- SOURCE MATERIAL:
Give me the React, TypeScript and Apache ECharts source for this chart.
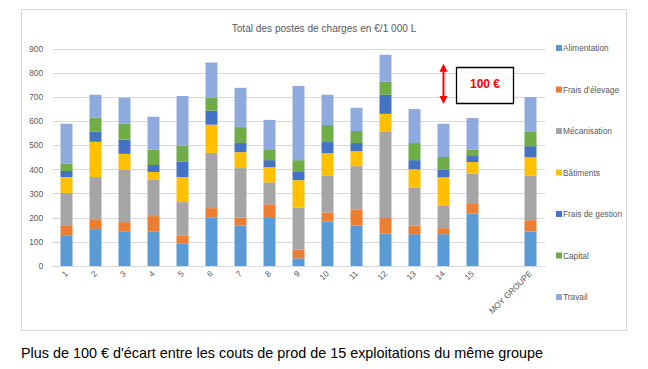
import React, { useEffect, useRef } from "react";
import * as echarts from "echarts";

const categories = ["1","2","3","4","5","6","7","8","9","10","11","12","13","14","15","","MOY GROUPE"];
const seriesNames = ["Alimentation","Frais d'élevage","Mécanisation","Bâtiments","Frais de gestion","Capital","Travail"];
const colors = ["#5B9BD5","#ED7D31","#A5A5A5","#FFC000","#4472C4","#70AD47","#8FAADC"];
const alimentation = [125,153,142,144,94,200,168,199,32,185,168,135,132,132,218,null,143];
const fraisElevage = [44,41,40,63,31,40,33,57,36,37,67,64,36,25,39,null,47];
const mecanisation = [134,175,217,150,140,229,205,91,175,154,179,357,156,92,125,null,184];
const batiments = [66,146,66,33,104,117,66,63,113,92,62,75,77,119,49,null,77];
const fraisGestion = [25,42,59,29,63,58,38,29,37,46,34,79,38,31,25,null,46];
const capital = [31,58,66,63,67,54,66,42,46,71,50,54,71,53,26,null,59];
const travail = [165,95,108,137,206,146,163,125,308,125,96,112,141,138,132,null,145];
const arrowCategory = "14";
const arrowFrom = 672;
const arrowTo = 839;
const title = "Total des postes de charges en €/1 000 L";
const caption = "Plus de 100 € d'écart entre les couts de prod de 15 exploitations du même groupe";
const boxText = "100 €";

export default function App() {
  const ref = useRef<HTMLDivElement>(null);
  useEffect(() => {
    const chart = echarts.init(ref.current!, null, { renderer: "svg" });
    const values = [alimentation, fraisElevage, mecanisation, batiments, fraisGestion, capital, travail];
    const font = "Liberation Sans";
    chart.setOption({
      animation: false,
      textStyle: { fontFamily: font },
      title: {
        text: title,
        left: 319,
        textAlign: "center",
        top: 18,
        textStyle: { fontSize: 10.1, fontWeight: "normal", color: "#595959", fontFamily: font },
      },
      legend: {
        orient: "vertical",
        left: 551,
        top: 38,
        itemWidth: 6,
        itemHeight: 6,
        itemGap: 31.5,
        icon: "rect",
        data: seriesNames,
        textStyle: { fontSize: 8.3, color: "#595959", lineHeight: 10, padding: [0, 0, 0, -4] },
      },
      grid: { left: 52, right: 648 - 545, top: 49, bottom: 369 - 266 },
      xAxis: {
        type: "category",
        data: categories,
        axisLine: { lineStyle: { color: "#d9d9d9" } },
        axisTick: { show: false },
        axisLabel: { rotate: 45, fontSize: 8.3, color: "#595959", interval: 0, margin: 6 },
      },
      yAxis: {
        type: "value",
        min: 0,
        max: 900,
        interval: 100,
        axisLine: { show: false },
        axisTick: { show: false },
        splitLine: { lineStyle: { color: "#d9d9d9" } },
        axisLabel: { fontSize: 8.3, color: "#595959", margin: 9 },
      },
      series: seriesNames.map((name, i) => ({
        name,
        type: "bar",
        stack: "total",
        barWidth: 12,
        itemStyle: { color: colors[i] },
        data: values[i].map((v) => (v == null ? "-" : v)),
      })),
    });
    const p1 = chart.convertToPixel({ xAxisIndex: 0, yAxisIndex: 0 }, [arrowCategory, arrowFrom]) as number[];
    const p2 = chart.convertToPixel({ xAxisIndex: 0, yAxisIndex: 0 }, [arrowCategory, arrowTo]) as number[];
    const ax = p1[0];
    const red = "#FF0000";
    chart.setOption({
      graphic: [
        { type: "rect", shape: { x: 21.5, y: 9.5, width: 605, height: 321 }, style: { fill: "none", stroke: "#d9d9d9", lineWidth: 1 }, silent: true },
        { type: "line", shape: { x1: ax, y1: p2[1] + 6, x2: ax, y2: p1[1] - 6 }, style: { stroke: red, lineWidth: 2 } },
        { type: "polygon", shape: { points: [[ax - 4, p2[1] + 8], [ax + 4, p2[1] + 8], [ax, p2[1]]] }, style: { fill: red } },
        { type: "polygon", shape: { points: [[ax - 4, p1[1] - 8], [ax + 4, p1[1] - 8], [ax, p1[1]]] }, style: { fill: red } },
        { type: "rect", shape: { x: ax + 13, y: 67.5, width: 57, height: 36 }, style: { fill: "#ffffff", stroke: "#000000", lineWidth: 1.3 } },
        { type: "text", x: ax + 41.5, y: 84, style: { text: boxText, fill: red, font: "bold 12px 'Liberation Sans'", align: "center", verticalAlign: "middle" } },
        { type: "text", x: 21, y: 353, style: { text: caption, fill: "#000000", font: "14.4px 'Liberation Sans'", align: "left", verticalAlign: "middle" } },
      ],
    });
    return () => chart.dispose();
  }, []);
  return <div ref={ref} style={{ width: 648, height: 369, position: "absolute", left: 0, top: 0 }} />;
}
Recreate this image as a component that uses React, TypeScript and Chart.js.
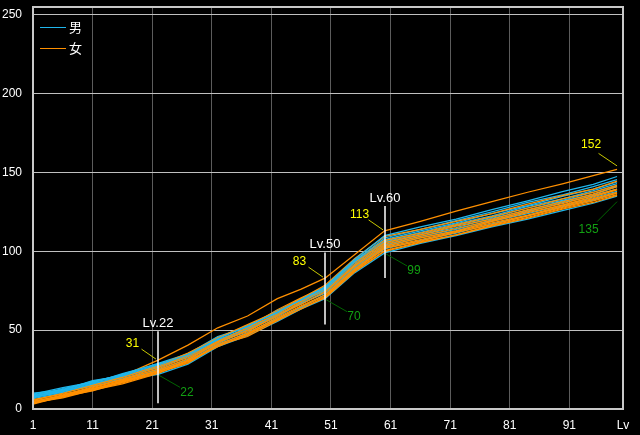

- TASK STATEMENT:
State the number of lines in the preceding entries that include the word "TypeScript". Provide nothing else.

- TASK RESPONSE:
2